# SOURCE DATA

╭──

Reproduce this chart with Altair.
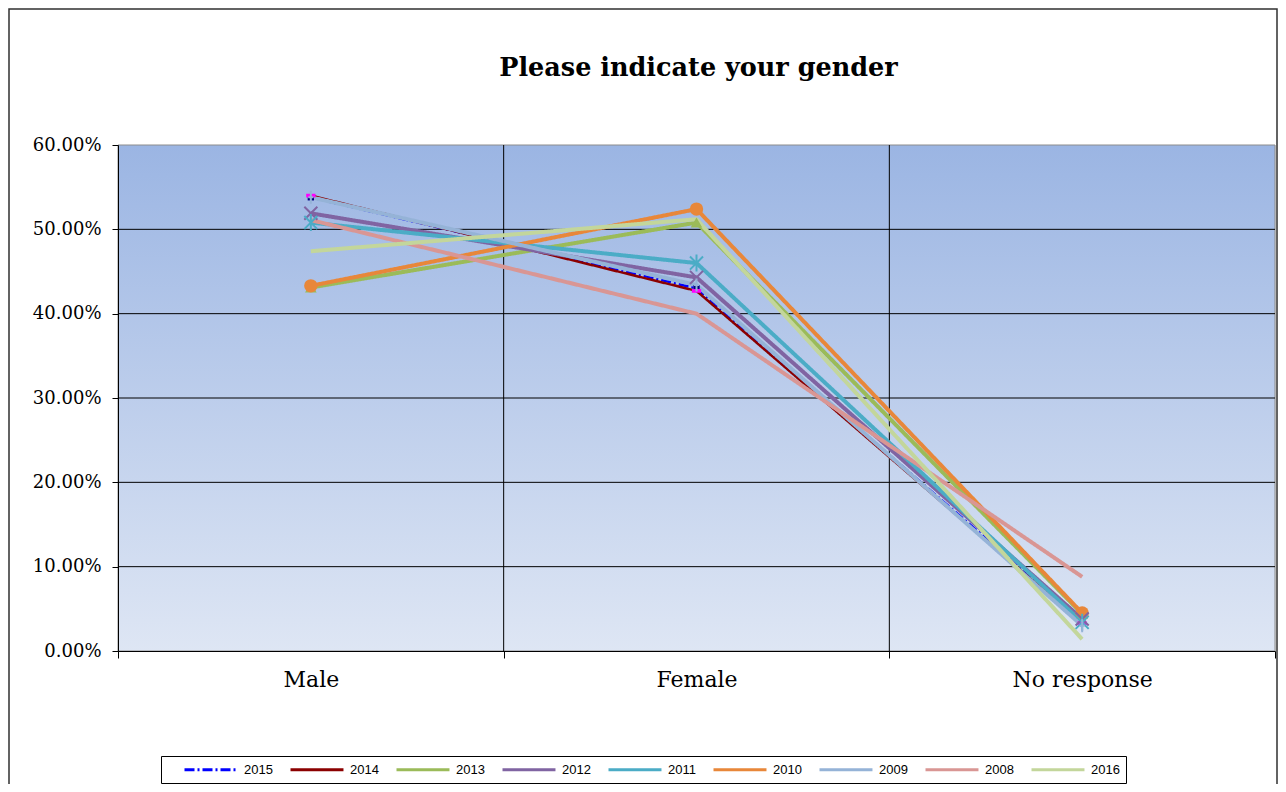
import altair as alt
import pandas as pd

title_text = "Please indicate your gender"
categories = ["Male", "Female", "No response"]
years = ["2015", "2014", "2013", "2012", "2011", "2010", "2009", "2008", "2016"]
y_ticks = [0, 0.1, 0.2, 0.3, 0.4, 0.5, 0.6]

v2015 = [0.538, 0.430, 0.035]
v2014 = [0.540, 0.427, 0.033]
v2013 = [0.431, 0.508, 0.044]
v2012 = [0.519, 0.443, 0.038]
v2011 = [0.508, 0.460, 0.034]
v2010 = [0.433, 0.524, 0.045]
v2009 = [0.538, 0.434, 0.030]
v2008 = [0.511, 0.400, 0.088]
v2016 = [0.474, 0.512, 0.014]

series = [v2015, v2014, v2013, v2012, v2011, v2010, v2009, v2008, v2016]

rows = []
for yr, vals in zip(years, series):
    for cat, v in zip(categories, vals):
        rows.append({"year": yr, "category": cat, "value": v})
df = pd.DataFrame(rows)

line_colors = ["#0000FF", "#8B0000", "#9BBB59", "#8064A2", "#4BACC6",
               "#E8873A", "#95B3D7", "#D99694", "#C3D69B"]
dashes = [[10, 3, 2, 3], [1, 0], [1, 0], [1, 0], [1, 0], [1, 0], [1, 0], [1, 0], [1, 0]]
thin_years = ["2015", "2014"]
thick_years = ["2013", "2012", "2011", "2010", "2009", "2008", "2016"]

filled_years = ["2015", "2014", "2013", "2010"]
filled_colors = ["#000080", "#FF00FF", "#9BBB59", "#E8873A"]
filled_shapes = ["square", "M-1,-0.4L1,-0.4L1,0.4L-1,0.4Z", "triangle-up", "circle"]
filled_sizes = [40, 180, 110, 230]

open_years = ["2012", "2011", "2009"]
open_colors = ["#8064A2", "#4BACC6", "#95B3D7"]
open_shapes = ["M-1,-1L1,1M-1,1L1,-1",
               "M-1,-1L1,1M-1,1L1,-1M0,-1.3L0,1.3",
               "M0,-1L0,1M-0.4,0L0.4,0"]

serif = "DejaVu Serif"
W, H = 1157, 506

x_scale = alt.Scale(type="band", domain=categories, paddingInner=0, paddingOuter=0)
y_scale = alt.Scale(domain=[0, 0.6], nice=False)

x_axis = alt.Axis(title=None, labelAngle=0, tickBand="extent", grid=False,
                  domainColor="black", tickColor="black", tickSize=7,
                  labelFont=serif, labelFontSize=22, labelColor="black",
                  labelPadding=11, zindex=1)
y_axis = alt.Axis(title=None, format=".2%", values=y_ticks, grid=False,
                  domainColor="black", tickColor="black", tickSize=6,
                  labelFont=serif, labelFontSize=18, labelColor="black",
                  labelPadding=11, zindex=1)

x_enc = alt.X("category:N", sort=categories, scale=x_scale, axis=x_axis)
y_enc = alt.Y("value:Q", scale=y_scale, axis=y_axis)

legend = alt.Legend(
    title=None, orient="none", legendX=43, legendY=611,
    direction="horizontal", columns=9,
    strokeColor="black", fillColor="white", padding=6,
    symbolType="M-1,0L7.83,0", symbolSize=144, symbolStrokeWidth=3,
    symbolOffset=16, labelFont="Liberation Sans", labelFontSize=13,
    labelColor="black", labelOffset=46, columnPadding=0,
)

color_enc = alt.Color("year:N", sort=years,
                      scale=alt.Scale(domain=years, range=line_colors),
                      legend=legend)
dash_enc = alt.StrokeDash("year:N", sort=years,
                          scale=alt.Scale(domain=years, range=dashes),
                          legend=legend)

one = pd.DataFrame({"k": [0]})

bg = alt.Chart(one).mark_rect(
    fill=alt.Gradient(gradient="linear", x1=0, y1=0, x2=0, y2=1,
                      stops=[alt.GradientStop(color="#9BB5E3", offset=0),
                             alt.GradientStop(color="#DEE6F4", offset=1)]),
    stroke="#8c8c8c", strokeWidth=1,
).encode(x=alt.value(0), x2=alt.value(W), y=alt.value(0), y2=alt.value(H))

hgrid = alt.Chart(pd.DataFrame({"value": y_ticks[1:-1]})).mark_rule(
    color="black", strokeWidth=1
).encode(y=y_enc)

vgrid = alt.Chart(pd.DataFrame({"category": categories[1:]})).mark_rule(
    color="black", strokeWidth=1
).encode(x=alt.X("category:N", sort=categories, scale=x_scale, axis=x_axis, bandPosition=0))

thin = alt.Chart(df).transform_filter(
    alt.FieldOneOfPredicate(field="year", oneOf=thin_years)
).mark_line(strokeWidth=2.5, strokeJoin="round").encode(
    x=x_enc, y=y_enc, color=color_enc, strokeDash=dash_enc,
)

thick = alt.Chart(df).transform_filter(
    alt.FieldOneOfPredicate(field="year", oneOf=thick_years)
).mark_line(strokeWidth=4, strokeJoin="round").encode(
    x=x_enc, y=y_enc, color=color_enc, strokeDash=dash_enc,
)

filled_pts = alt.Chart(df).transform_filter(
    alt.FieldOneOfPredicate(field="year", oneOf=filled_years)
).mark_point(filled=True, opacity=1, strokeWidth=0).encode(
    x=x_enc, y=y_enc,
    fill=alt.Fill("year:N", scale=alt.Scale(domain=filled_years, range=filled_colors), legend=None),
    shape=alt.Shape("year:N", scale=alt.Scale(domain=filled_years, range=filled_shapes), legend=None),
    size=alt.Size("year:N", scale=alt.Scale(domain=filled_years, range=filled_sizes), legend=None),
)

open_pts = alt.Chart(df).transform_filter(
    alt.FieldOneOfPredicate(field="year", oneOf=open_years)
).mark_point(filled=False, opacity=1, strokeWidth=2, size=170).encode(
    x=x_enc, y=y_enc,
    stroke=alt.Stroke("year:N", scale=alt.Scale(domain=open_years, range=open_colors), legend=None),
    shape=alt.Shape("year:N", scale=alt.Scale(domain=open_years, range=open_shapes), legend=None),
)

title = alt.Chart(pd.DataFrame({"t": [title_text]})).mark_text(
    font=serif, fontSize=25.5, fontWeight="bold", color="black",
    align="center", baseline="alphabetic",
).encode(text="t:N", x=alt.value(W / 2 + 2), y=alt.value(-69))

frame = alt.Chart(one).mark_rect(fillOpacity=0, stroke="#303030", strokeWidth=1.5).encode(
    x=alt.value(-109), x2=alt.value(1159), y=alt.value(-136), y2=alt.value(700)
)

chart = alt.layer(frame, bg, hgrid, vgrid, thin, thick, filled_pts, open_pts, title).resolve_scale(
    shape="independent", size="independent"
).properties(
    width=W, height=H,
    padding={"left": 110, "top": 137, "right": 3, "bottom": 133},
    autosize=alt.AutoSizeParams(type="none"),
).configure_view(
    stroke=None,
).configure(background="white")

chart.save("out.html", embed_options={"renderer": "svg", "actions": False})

╰──

# TO DO
Transcribe all the data word for word; the images stay out.

# RESPONSE
Reproduce this chart with Altair.
import altair as alt
import pandas as pd

title_text = "Please indicate your gender"
categories = ["Male", "Female", "No response"]
years = ["2015", "2014", "2013", "2012", "2011", "2010", "2009", "2008", "2016"]
y_ticks = [0, 0.1, 0.2, 0.3, 0.4, 0.5, 0.6]

v2015 = [0.538, 0.430, 0.035]
v2014 = [0.540, 0.427, 0.033]
v2013 = [0.431, 0.508, 0.044]
v2012 = [0.519, 0.443, 0.038]
v2011 = [0.508, 0.460, 0.034]
v2010 = [0.433, 0.524, 0.045]
v2009 = [0.538, 0.434, 0.030]
v2008 = [0.511, 0.400, 0.088]
v2016 = [0.474, 0.512, 0.014]

series = [v2015, v2014, v2013, v2012, v2011, v2010, v2009, v2008, v2016]

rows = []
for yr, vals in zip(years, series):
    for cat, v in zip(categories, vals):
        rows.append({"year": yr, "category": cat, "value": v})
df = pd.DataFrame(rows)

line_colors = ["#0000FF", "#8B0000", "#9BBB59", "#8064A2", "#4BACC6",
               "#E8873A", "#95B3D7", "#D99694", "#C3D69B"]
dashes = [[10, 3, 2, 3], [1, 0], [1, 0], [1, 0], [1, 0], [1, 0], [1, 0], [1, 0], [1, 0]]
thin_years = ["2015", "2014"]
thick_years = ["2013", "2012", "2011", "2010", "2009", "2008", "2016"]

filled_years = ["2015", "2014", "2013", "2010"]
filled_colors = ["#000080", "#FF00FF", "#9BBB59", "#E8873A"]
filled_shapes = ["square", "M-1,-0.4L1,-0.4L1,0.4L-1,0.4Z", "triangle-up", "circle"]
filled_sizes = [40, 180, 110, 230]

open_years = ["2012", "2011", "2009"]
open_colors = ["#8064A2", "#4BACC6", "#95B3D7"]
open_shapes = ["M-1,-1L1,1M-1,1L1,-1",
               "M-1,-1L1,1M-1,1L1,-1M0,-1.3L0,1.3",
               "M0,-1L0,1M-0.4,0L0.4,0"]

serif = "DejaVu Serif"
W, H = 1157, 506

x_scale = alt.Scale(type="band", domain=categories, paddingInner=0, paddingOuter=0)
y_scale = alt.Scale(domain=[0, 0.6], nice=False)

x_axis = alt.Axis(title=None, labelAngle=0, tickBand="extent", grid=False,
                  domainColor="black", tickColor="black", tickSize=7,
                  labelFont=serif, labelFontSize=22, labelColor="black",
                  labelPadding=11, zindex=1)
y_axis = alt.Axis(title=None, format=".2%", values=y_ticks, grid=False,
                  domainColor="black", tickColor="black", tickSize=6,
                  labelFont=serif, labelFontSize=18, labelColor="black",
                  labelPadding=11, zindex=1)

x_enc = alt.X("category:N", sort=categories, scale=x_scale, axis=x_axis)
y_enc = alt.Y("value:Q", scale=y_scale, axis=y_axis)

legend = alt.Legend(
    title=None, orient="none", legendX=43, legendY=611,
    direction="horizontal", columns=9,
    strokeColor="black", fillColor="white", padding=6,
    symbolType="M-1,0L7.83,0", symbolSize=144, symbolStrokeWidth=3,
    symbolOffset=16, labelFont="Liberation Sans", labelFontSize=13,
    labelColor="black", labelOffset=46, columnPadding=0,
)

color_enc = alt.Color("year:N", sort=years,
                      scale=alt.Scale(domain=years, range=line_colors),
                      legend=legend)
dash_enc = alt.StrokeDash("year:N", sort=years,
                          scale=alt.Scale(domain=years, range=dashes),
                          legend=legend)

one = pd.DataFrame({"k": [0]})

bg = alt.Chart(one).mark_rect(
    fill=alt.Gradient(gradient="linear", x1=0, y1=0, x2=0, y2=1,
                      stops=[alt.GradientStop(color="#9BB5E3", offset=0),
                             alt.GradientStop(color="#DEE6F4", offset=1)]),
    stroke="#8c8c8c", strokeWidth=1,
).encode(x=alt.value(0), x2=alt.value(W), y=alt.value(0), y2=alt.value(H))

hgrid = alt.Chart(pd.DataFrame({"value": y_ticks[1:-1]})).mark_rule(
    color="black", strokeWidth=1
).encode(y=y_enc)

vgrid = alt.Chart(pd.DataFrame({"category": categories[1:]})).mark_rule(
    color="black", strokeWidth=1
).encode(x=alt.X("category:N", sort=categories, scale=x_scale, axis=x_axis, bandPosition=0))

thin = alt.Chart(df).transform_filter(
    alt.FieldOneOfPredicate(field="year", oneOf=thin_years)
).mark_line(strokeWidth=2.5, strokeJoin="round").encode(
    x=x_enc, y=y_enc, color=color_enc, strokeDash=dash_enc,
)

thick = alt.Chart(df).transform_filter(
    alt.FieldOneOfPredicate(field="year", oneOf=thick_years)
).mark_line(strokeWidth=4, strokeJoin="round").encode(
    x=x_enc, y=y_enc, color=color_enc, strokeDash=dash_enc,
)

filled_pts = alt.Chart(df).transform_filter(
    alt.FieldOneOfPredicate(field="year", oneOf=filled_years)
).mark_point(filled=True, opacity=1, strokeWidth=0).encode(
    x=x_enc, y=y_enc,
    fill=alt.Fill("year:N", scale=alt.Scale(domain=filled_years, range=filled_colors), legend=None),
    shape=alt.Shape("year:N", scale=alt.Scale(domain=filled_years, range=filled_shapes), legend=None),
    size=alt.Size("year:N", scale=alt.Scale(domain=filled_years, range=filled_sizes), legend=None),
)

open_pts = alt.Chart(df).transform_filter(
    alt.FieldOneOfPredicate(field="year", oneOf=open_years)
).mark_point(filled=False, opacity=1, strokeWidth=2, size=170).encode(
    x=x_enc, y=y_enc,
    stroke=alt.Stroke("year:N", scale=alt.Scale(domain=open_years, range=open_colors), legend=None),
    shape=alt.Shape("year:N", scale=alt.Scale(domain=open_years, range=open_shapes), legend=None),
)

title = alt.Chart(pd.DataFrame({"t": [title_text]})).mark_text(
    font=serif, fontSize=25.5, fontWeight="bold", color="black",
    align="center", baseline="alphabetic",
).encode(text="t:N", x=alt.value(W / 2 + 2), y=alt.value(-69))

frame = alt.Chart(one).mark_rect(fillOpacity=0, stroke="#303030", strokeWidth=1.5).encode(
    x=alt.value(-109), x2=alt.value(1159), y=alt.value(-136), y2=alt.value(700)
)

chart = alt.layer(frame, bg, hgrid, vgrid, thin, thick, filled_pts, open_pts, title).resolve_scale(
    shape="independent", size="independent"
).properties(
    width=W, height=H,
    padding={"left": 110, "top": 137, "right": 3, "bottom": 133},
    autosize=alt.AutoSizeParams(type="none"),
).configure_view(
    stroke=None,
).configure(background="white")

chart.save("out.html", embed_options={"renderer": "svg", "actions": False})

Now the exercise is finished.